Gehorsam im Nationalsozialismus
Doch heutzutage hat das Wort „Gehorsam“ und die damit beschriebene Eigenschaft immer häufiger einen faden Beigeschmack. Der Begriff wird zum Teil sogar den zentralen Tugenden der Aufklärung, der Mündigkeit, der Selbstbestimmung und dem freien Willen diametral entgegengesetzt. Grund dafür sind unter anderem traurige Erfahrungen aus der Vergangenheit, in denen blinder Gehorsam unsagbares und entsetzliches Leid verursachte. In der deutschen Geschichte fällt einem in diesem Zusammenhang immer zunächst der Nationalsozialismus ein, dessen unhinterfragte Ideologie in eine Katastrophe mündete. Dieses Beispiel ist vielleicht das prominenteste und schrecklichste, jedoch bei weitem nicht das einzige.
Wie steht es nun um den Gehorsam in solchen Umständen? Wie lässt sich der zwölfte Glaubensartikel in diesem Kontext rechtfertigen? Oder verlor er zu jenen Zeiten seine Gültigkeit? Die meisten von Ihnen werden an dieser Stelle intuitiv zum Ausdruck bringen, dass der Gehorsam gegenüber der Obrigkeit während des NS-Regimes ausgesetzt war. Doch vielleicht fällt es dem ein oder anderen weniger leicht, diese Meinung auch zu begründen. Ich möchte an dieser Stelle versuchen, Kriterien für die Angemessenheit zivilen Gehorsams zu geben und den Geltungsbereich des zwölften Glaubensartikels möglichst klar zu definieren.
Blinder Gehorsam
Blinder Gehorsam – als Gehorsam gegenüber einem Gebot, dessen Sinn wir nicht verstehen – ist im Evangelium Jesu Christi nicht unbekannt.

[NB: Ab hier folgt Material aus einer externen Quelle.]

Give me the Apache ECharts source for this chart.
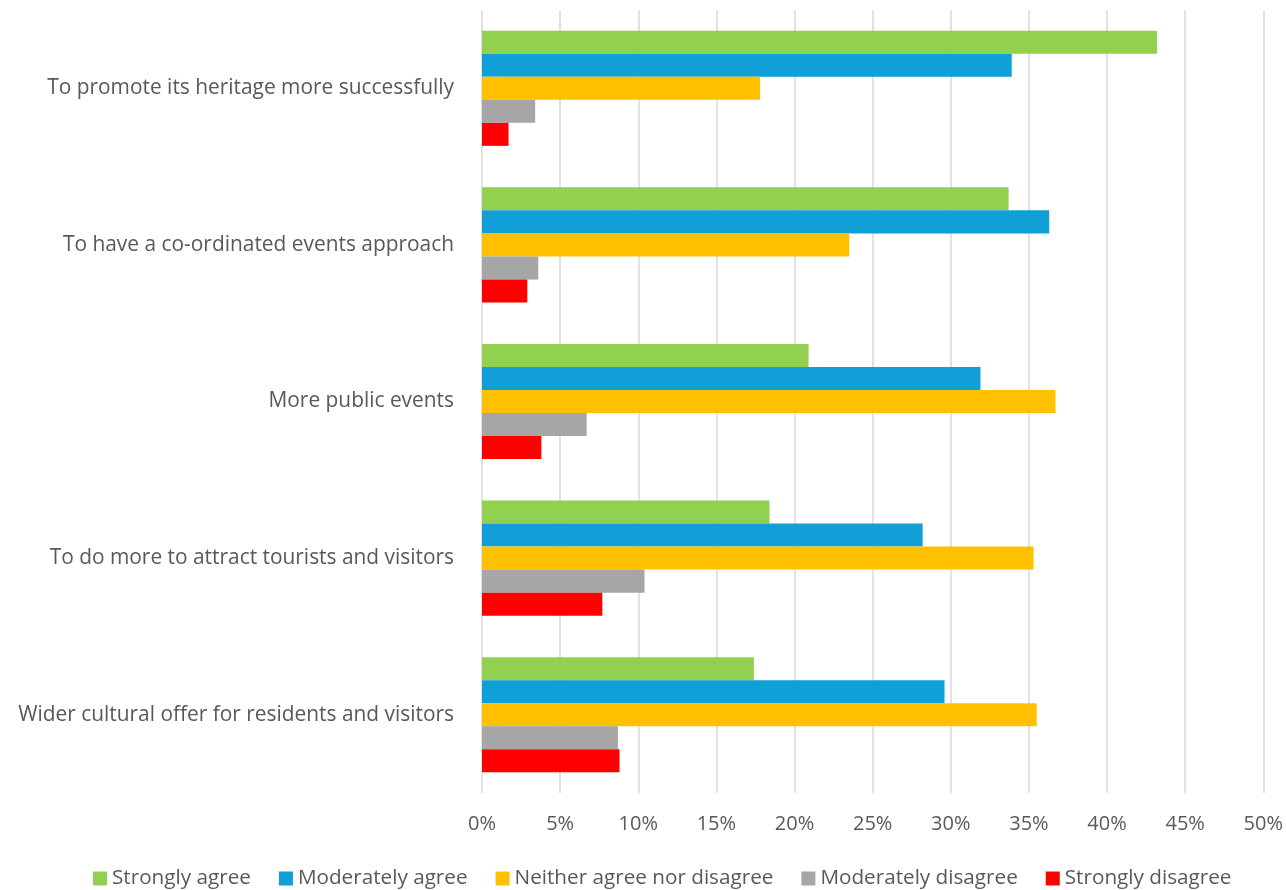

„Manchmal wird vielleicht etwas von Ihnen verlangt, was Sie nicht ganz verstehen. Wenn Sie gehorsam sind, erlangen Sie mehr Glauben, Erkenntnis, Weisheit, Gewissheit, Schutz und Freiheit“ (Verkündet mein Evangelium, S. 143).
Diese Art des Gehorsams ist häufig eine Voraussetzung dafür, ein Zeugnis von einem bestimmten Gebot zu erlangen. Die gefährlichen Tendenzen, die er in sich trägt, werden durch zwei Mechanismen begrenzt:
- durch eine Reduktion der „befehlshabenden Instanzen“ und
- durch die Eingliederung des Auftrags in ein bestehendes System von göttlichen Geboten.
Konkret bedeutet dies, dass das Gebot oder Gesetz, dessen Moralität in Frage steht und dessen Befolgung auch ohne unser Verständnis – also blind – erwartet wird, zum einen von mindestens einer der folgenden Instanzen geäußert worden sein muss: von einem Mitglied der Gottheit, dem Propheten oder unseren Priestertumsführern (vgl. Verkündet mein Evangelium, S. 143). Genannt wurden hier die verschiedenen Kanäle der Vermittlung, doch ihren Ursprung finden moralische Gebote immer nur an einer Quelle: unserem himmlischen Vater. Ob er der Urheber ist, kann und soll im persönlichen Gebet erfragt werden. Wenn auch eine affirmative Antwort ausbleibt, etwa um unseren Glauben zu testen, können wir zumindest darauf vertrauen, dass Gott uns wissen lassen wird, falls das Gebot nicht von ihm stammt – denn er wird uns nicht in die Irre führen (vgl. Amtliche Erklärung 1).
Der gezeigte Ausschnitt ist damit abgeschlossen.